WORK INSTRUCTIONS - Pull out exactly the lines from the line containing "Reproduce this chart with D3.js." to the line containing "const marginLeft = 92;", both lines included, with pictures removed from the copy.

GIVEN RECORDS -
- - - - - - -

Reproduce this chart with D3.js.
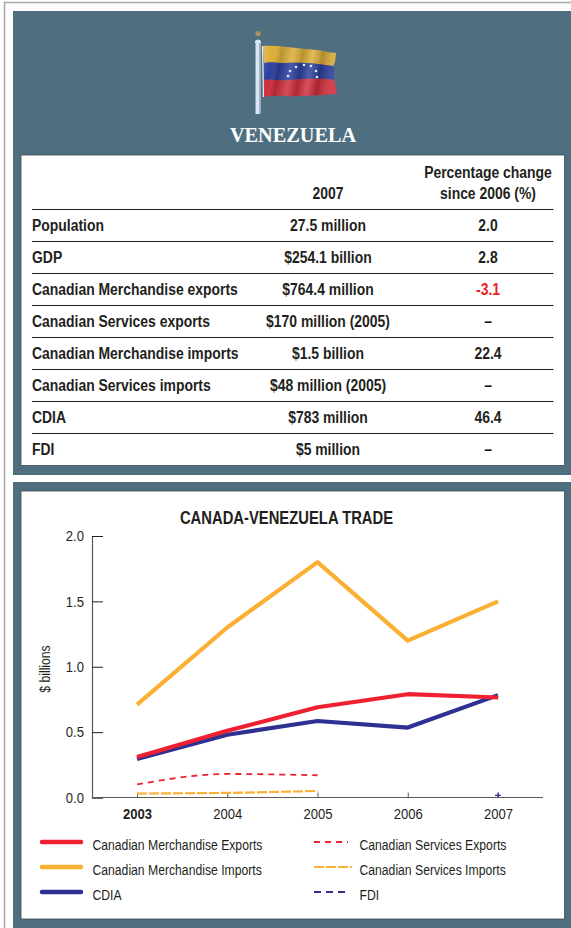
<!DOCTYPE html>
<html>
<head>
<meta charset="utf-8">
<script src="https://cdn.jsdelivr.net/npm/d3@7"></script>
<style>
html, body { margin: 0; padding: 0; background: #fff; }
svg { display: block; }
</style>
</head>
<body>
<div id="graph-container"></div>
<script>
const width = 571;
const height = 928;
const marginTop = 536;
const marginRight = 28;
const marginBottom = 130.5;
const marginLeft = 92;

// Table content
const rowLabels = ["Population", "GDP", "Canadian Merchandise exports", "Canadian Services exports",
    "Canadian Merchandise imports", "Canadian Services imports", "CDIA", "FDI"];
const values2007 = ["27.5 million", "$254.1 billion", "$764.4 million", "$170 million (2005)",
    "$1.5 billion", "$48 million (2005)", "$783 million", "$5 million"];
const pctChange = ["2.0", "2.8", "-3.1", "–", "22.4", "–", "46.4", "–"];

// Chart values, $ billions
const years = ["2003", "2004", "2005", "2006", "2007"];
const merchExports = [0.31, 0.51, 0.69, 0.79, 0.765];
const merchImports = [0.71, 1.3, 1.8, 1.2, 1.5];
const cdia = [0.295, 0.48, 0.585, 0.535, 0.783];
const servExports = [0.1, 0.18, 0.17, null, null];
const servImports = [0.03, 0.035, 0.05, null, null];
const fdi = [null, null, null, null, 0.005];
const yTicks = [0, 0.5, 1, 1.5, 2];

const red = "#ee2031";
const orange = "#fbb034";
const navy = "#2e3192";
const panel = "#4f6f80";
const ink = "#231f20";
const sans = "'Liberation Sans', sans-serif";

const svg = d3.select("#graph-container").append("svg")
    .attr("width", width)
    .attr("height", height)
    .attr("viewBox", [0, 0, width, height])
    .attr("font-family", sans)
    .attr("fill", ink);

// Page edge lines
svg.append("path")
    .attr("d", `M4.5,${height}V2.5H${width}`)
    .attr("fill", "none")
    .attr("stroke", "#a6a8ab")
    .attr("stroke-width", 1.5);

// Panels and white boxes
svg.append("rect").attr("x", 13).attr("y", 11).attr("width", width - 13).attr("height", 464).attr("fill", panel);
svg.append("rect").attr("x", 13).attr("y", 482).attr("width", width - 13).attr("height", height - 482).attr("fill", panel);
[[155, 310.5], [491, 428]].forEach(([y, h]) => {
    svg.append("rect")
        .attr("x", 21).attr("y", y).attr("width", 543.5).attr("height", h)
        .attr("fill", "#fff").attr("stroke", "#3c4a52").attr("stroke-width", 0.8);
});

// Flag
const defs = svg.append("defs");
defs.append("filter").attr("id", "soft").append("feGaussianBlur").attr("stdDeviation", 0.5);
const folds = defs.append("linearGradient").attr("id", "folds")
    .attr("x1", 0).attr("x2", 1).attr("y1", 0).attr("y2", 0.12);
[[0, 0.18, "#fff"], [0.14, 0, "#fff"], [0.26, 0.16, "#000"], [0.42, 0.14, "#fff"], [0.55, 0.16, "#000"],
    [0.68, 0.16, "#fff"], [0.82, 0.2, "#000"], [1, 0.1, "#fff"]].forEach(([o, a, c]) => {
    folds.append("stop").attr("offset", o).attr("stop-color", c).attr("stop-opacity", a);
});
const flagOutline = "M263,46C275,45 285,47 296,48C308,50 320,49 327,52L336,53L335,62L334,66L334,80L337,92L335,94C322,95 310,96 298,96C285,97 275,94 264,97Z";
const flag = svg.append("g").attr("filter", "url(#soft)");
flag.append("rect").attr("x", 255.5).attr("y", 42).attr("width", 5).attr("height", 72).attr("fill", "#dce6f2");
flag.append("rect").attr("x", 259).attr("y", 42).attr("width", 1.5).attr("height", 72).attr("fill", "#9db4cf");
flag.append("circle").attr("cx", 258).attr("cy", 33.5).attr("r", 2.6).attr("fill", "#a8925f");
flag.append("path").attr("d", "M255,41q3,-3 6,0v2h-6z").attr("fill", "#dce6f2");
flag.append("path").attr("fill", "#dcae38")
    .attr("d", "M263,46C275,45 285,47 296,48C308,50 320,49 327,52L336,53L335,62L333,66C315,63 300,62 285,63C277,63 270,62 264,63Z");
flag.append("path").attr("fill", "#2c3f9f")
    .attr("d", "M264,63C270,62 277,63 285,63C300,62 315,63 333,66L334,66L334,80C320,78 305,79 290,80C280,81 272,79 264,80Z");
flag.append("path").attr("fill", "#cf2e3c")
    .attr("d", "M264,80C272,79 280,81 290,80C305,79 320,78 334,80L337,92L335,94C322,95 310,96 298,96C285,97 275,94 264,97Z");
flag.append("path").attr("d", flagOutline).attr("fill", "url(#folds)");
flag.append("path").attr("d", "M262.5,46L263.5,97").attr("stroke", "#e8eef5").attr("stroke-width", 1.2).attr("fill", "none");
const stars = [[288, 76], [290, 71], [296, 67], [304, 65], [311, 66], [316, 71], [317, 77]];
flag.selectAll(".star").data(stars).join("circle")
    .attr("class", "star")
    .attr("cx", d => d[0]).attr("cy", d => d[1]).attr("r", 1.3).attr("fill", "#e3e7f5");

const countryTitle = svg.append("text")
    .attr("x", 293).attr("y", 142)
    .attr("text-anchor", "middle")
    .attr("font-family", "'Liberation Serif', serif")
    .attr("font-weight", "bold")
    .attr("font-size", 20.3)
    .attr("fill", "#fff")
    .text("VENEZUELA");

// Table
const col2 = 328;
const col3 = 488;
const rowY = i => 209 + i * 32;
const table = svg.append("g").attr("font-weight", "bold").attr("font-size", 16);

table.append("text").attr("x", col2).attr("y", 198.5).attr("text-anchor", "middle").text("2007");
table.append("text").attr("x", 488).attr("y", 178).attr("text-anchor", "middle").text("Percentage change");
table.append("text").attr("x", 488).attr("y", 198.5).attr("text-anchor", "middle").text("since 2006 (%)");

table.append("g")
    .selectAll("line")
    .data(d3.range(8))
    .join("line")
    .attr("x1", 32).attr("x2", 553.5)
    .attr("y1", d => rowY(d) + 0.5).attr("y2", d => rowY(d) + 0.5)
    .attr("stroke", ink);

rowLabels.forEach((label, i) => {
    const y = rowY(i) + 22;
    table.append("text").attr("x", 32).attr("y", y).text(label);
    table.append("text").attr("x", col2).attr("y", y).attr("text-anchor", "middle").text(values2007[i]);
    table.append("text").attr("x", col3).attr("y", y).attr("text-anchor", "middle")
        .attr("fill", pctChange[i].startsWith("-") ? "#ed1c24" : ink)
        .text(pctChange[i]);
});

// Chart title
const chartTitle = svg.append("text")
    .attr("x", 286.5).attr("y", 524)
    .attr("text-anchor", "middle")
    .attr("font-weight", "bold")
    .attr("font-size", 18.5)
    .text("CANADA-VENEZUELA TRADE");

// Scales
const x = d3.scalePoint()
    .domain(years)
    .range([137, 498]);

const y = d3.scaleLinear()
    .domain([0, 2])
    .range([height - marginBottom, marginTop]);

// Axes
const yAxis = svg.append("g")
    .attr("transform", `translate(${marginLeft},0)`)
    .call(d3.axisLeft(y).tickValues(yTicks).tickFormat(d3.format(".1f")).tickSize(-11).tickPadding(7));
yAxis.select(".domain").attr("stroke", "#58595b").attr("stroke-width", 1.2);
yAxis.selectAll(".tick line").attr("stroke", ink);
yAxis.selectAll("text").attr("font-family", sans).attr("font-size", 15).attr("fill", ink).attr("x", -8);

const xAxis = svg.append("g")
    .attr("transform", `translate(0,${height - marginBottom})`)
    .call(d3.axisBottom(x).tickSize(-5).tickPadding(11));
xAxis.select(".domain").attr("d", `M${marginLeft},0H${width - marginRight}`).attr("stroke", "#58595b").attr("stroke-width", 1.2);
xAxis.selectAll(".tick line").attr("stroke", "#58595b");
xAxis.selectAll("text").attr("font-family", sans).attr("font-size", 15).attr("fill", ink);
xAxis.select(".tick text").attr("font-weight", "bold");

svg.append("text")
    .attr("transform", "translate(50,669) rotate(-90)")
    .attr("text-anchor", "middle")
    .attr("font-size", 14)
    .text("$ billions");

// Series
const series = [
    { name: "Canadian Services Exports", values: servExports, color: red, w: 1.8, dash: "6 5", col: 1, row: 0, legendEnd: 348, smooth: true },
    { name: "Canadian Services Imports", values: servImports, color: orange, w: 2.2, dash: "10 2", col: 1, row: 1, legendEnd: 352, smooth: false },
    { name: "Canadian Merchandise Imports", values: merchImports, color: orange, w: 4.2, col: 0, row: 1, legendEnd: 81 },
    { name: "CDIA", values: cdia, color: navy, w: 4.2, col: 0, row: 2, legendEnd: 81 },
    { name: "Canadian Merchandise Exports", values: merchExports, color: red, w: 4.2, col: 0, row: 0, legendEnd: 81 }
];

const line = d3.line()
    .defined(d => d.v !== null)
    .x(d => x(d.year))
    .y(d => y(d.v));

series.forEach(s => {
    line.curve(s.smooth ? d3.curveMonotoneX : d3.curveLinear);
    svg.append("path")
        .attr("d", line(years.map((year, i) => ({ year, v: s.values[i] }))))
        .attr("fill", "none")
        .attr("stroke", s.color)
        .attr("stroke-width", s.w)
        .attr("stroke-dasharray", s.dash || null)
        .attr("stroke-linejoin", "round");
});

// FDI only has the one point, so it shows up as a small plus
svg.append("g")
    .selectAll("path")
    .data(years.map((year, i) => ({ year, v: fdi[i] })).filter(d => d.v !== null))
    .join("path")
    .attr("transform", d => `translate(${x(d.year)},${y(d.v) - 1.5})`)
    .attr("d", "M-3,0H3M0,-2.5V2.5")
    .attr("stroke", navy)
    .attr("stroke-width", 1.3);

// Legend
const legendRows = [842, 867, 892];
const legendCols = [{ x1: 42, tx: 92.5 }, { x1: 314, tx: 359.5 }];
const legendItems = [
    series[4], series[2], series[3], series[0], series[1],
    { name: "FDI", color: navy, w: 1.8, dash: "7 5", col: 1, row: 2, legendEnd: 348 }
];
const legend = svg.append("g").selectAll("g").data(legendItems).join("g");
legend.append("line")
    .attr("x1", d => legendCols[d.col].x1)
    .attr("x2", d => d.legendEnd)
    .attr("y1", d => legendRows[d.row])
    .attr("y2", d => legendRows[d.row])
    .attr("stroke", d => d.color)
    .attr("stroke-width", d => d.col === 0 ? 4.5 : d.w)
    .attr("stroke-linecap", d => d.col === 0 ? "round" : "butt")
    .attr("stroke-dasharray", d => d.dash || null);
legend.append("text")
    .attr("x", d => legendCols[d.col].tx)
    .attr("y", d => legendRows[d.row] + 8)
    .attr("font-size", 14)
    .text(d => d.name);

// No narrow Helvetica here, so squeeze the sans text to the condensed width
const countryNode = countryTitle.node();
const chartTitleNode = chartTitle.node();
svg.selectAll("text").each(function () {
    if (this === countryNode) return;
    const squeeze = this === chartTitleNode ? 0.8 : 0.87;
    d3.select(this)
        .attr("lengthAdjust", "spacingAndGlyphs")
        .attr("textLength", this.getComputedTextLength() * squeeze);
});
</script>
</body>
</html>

- - - - - - -

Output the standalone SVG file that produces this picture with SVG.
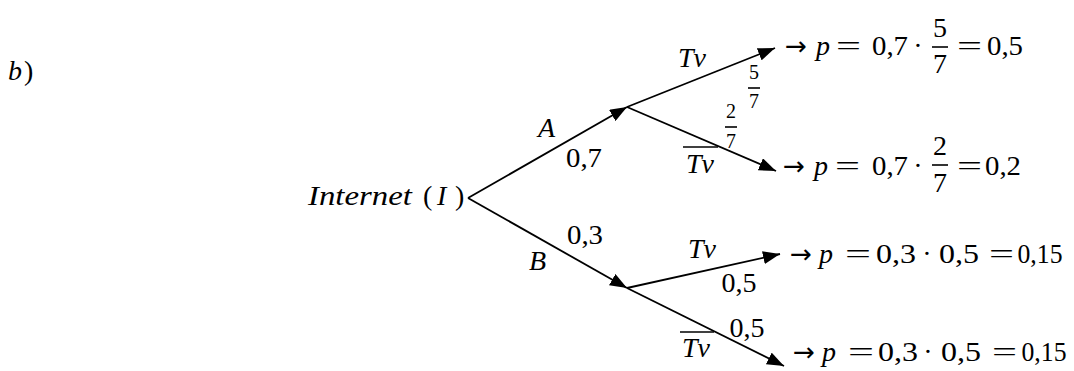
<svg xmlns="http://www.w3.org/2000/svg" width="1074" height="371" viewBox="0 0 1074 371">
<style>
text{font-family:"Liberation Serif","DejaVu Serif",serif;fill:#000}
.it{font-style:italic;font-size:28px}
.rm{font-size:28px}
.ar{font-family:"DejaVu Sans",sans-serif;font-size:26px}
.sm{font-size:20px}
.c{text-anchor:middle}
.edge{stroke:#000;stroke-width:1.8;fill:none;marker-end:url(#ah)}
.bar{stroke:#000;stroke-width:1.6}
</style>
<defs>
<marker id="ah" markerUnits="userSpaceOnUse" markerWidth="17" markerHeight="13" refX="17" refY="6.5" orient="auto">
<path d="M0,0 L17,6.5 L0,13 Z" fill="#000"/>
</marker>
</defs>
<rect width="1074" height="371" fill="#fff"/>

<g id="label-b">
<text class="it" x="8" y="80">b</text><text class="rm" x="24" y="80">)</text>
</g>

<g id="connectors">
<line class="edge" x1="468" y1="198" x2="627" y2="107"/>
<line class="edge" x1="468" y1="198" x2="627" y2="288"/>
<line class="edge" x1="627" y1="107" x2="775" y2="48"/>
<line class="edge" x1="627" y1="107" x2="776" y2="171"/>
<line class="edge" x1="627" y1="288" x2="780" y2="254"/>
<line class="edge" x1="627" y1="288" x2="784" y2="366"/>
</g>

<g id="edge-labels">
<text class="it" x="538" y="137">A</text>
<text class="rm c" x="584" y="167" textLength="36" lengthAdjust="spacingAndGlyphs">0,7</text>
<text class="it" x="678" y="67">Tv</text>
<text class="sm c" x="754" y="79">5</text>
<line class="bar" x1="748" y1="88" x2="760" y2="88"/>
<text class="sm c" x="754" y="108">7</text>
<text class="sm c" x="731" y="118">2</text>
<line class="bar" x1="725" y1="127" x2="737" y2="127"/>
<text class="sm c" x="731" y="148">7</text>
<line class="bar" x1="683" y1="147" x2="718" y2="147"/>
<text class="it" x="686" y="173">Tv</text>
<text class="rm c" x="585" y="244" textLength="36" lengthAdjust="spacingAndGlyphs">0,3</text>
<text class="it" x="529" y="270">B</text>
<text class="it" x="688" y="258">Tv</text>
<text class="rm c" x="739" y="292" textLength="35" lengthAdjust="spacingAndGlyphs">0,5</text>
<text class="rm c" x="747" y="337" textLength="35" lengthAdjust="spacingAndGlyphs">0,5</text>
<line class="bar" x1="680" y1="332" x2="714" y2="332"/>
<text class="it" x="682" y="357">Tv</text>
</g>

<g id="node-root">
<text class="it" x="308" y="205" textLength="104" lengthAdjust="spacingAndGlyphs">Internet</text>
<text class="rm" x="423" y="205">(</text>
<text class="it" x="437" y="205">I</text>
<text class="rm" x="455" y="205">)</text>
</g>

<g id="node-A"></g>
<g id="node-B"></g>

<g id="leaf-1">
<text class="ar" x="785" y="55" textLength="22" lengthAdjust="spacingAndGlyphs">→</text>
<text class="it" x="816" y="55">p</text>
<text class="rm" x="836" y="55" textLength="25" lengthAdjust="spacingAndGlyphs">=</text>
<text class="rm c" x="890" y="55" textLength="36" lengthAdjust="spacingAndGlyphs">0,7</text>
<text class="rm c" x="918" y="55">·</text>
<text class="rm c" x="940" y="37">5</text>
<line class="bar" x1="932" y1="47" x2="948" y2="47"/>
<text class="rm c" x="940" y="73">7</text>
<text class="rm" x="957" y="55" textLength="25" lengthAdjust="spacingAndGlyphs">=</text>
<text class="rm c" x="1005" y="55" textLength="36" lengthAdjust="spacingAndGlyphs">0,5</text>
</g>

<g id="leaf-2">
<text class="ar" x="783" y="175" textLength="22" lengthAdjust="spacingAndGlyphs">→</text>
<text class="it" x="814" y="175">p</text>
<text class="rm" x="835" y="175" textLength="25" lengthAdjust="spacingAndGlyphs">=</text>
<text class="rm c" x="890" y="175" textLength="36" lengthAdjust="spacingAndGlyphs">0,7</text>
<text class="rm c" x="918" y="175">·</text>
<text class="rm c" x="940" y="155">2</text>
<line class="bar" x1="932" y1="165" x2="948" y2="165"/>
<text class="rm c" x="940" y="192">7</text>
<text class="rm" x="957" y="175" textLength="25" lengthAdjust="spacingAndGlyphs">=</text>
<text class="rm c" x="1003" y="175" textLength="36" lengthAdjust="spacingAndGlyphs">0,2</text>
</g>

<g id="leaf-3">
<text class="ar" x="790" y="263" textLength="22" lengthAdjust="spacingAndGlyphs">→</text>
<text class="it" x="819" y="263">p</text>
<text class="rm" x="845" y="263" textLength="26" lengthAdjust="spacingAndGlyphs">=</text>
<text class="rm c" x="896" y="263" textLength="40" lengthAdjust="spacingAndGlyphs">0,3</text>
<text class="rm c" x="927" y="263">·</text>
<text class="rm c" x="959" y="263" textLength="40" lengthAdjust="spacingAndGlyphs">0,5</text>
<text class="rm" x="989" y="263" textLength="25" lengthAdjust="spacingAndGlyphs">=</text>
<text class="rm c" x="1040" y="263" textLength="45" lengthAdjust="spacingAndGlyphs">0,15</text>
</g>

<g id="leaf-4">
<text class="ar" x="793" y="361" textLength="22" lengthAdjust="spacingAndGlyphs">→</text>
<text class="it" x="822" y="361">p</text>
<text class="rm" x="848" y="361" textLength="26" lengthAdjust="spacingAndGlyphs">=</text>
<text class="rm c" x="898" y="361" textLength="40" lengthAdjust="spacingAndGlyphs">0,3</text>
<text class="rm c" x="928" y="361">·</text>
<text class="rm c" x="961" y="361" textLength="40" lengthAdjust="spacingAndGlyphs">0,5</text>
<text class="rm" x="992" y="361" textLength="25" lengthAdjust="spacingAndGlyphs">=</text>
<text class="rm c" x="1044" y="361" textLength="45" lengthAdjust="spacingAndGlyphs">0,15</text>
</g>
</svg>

- - - - - - -

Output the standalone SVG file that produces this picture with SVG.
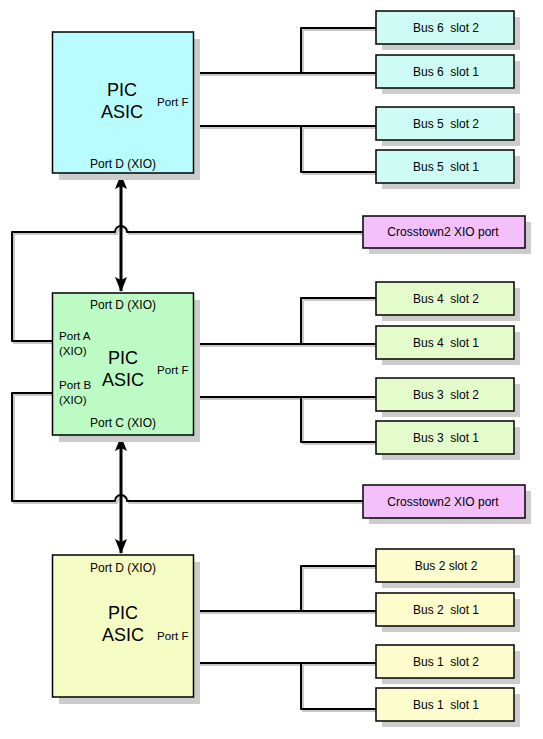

- - - - - - -

SOLUTION TO THIS TASK -
Reproduce this chart with D3.js.
<!DOCTYPE html>
<html>
<head>
<meta charset="utf-8">
<script src="https://cdn.jsdelivr.net/npm/d3@7"></script>
<style>
html, body { margin: 0; padding: 0; background: #fff; }
svg { display: block; }
</style>
</head>
<body>
<div id="graph-container"></div>
<script>
const width = 571;
const height = 928;
const marginTop = 536;
const marginRight = 28;
const marginBottom = 130.5;
const marginLeft = 92;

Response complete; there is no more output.